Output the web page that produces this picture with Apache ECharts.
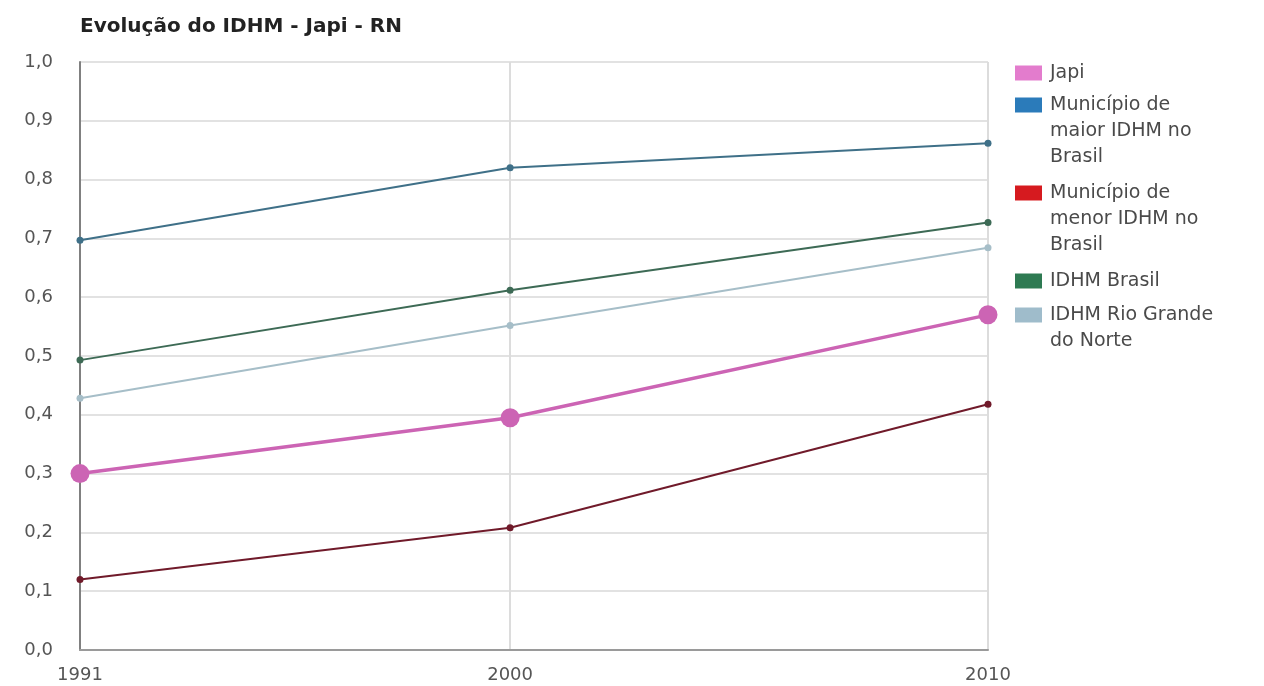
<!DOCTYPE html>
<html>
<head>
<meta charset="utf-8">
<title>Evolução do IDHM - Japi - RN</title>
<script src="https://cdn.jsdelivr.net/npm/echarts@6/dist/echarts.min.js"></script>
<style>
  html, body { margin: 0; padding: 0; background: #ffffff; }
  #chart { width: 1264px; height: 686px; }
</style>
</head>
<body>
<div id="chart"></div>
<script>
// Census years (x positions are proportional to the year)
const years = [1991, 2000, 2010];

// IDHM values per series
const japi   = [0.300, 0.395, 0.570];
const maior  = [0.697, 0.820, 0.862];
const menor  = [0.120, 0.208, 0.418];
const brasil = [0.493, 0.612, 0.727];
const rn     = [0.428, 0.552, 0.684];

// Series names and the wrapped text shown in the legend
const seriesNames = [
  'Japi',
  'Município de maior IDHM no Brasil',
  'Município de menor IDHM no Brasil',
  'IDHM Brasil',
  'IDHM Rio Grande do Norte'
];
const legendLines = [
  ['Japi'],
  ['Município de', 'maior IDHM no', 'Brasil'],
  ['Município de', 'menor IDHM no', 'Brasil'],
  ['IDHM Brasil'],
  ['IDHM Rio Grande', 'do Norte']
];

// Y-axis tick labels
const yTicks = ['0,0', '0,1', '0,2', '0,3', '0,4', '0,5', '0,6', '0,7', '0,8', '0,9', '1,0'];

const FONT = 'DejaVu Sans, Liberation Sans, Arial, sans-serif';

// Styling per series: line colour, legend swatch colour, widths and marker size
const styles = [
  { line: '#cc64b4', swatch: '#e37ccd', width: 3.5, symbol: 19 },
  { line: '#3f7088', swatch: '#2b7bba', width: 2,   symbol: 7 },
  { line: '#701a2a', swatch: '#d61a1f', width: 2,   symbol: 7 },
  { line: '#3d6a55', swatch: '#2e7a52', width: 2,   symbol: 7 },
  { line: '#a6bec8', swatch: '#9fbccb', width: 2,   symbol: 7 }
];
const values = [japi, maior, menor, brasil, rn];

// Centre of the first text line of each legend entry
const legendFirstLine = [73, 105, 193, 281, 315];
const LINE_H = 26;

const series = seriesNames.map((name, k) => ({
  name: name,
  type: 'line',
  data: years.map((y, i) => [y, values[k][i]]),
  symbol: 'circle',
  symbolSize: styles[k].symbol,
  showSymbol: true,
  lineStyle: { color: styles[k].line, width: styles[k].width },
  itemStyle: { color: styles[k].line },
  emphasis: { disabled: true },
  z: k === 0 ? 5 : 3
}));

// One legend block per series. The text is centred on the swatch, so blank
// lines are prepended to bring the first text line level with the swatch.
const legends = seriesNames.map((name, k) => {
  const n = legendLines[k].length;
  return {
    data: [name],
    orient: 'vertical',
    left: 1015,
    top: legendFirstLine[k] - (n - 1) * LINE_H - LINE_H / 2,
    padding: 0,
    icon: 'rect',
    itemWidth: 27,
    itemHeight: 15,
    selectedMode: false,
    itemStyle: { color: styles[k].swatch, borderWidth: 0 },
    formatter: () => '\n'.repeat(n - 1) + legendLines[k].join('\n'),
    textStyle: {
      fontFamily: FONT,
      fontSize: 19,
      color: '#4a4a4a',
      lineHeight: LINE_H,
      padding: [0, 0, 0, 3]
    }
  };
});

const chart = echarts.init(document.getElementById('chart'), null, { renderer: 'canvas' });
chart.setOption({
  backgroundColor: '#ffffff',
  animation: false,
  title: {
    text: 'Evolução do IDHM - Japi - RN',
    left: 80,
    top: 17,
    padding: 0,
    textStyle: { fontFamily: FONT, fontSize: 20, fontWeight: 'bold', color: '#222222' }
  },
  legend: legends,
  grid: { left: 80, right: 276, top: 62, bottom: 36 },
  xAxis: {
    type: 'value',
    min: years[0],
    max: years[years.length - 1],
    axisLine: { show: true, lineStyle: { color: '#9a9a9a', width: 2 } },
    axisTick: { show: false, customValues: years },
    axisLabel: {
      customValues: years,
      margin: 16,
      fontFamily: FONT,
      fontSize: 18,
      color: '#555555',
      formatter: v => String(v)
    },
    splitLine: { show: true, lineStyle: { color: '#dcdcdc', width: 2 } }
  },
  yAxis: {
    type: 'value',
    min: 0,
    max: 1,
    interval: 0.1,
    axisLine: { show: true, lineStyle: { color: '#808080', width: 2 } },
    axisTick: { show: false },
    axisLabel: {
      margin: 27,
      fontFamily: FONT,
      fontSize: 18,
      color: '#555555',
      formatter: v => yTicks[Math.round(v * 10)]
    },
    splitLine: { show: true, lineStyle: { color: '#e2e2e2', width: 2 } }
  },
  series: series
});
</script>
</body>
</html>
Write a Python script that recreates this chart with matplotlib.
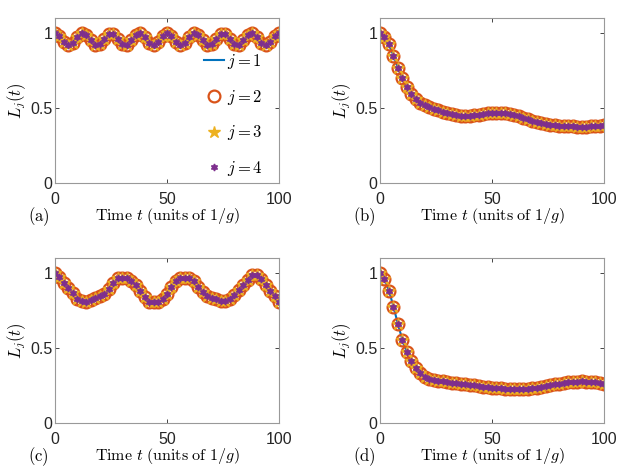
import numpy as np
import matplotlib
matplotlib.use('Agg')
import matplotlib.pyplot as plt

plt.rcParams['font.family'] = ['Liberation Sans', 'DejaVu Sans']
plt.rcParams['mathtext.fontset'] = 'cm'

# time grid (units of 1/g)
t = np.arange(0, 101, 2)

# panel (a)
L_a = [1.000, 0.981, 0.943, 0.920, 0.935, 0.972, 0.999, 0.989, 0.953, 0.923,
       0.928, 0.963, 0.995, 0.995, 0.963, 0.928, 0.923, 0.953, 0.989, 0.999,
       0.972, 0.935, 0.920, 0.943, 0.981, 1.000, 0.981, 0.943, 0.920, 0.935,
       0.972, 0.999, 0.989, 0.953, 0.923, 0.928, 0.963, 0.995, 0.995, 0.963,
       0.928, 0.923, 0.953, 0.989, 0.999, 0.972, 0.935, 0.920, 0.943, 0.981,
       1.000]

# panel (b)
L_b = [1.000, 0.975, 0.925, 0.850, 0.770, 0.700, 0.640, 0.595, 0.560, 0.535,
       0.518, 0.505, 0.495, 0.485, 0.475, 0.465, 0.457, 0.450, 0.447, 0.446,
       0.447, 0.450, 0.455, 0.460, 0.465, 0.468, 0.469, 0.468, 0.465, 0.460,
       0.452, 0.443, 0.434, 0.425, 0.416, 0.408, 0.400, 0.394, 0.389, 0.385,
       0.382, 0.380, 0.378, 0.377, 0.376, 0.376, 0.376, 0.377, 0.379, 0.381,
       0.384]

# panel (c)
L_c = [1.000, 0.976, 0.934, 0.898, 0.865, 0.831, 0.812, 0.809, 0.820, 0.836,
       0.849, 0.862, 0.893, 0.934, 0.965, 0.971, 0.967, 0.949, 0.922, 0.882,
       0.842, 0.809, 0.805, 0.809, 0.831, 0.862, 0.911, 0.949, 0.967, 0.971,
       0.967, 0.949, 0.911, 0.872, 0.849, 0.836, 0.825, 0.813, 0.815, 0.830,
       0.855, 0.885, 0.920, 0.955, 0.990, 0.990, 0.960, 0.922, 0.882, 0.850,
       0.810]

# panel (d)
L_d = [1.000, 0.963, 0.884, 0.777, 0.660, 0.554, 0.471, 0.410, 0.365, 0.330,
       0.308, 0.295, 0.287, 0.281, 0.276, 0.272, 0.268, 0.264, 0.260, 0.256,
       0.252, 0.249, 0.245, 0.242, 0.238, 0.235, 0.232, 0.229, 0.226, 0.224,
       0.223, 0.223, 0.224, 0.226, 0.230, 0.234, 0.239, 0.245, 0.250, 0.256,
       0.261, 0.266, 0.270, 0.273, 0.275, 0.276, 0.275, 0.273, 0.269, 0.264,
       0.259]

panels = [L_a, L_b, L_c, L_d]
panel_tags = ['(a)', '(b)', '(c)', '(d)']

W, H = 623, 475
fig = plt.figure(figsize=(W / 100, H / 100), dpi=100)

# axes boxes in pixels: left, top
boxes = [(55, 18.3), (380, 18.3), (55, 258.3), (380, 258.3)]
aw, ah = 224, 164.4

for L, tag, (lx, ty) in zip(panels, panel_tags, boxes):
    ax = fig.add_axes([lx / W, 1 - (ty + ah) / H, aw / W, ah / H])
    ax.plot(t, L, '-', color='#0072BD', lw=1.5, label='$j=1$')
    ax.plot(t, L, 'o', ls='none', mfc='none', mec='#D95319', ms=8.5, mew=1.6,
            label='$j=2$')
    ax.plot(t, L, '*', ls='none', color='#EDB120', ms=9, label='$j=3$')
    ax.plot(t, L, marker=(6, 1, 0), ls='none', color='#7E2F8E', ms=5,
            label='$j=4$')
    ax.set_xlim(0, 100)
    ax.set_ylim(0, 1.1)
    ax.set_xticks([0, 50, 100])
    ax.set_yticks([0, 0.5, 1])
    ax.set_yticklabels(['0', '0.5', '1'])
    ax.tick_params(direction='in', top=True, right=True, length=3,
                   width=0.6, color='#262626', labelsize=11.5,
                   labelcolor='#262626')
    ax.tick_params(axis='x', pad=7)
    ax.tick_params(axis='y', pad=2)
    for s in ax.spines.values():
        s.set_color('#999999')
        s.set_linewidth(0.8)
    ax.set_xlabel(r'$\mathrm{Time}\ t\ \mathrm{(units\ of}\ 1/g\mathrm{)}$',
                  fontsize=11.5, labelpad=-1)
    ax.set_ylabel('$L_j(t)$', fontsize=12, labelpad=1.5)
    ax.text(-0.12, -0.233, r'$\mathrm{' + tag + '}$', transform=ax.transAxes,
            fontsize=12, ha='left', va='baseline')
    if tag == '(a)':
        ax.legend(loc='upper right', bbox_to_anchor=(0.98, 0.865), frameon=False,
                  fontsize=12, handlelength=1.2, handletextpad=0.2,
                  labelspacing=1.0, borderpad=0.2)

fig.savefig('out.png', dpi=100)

To do :: Only the lines from the start of the records above through the line containing "const LINE_H = 26;" should be returned, exactly and with both ends, please; the pictures stay out.

Solution to this problem ::
Output the web page that produces this picture with Apache ECharts.
<!DOCTYPE html>
<html>
<head>
<meta charset="utf-8">
<title>Evolução do IDHM - Japi - RN</title>
<script src="https://cdn.jsdelivr.net/npm/echarts@6/dist/echarts.min.js"></script>
<style>
  html, body { margin: 0; padding: 0; background: #ffffff; }
  #chart { width: 1264px; height: 686px; }
</style>
</head>
<body>
<div id="chart"></div>
<script>
// Census years (x positions are proportional to the year)
const years = [1991, 2000, 2010];

// IDHM values per series
const japi   = [0.300, 0.395, 0.570];
const maior  = [0.697, 0.820, 0.862];
const menor  = [0.120, 0.208, 0.418];
const brasil = [0.493, 0.612, 0.727];
const rn     = [0.428, 0.552, 0.684];

// Series names and the wrapped text shown in the legend
const seriesNames = [
  'Japi',
  'Município de maior IDHM no Brasil',
  'Município de menor IDHM no Brasil',
  'IDHM Brasil',
  'IDHM Rio Grande do Norte'
];
const legendLines = [
  ['Japi'],
  ['Município de', 'maior IDHM no', 'Brasil'],
  ['Município de', 'menor IDHM no', 'Brasil'],
  ['IDHM Brasil'],
  ['IDHM Rio Grande', 'do Norte']
];

// Y-axis tick labels
const yTicks = ['0,0', '0,1', '0,2', '0,3', '0,4', '0,5', '0,6', '0,7', '0,8', '0,9', '1,0'];

const FONT = 'DejaVu Sans, Liberation Sans, Arial, sans-serif';

// Styling per series: line colour, legend swatch colour, widths and marker size
const styles = [
  { line: '#cc64b4', swatch: '#e37ccd', width: 3.5, symbol: 19 },
  { line: '#3f7088', swatch: '#2b7bba', width: 2,   symbol: 7 },
  { line: '#701a2a', swatch: '#d61a1f', width: 2,   symbol: 7 },
  { line: '#3d6a55', swatch: '#2e7a52', width: 2,   symbol: 7 },
  { line: '#a6bec8', swatch: '#9fbccb', width: 2,   symbol: 7 }
];
const values = [japi, maior, menor, brasil, rn];

// Centre of the first text line of each legend entry
const legendFirstLine = [73, 105, 193, 281, 315];
const LINE_H = 26;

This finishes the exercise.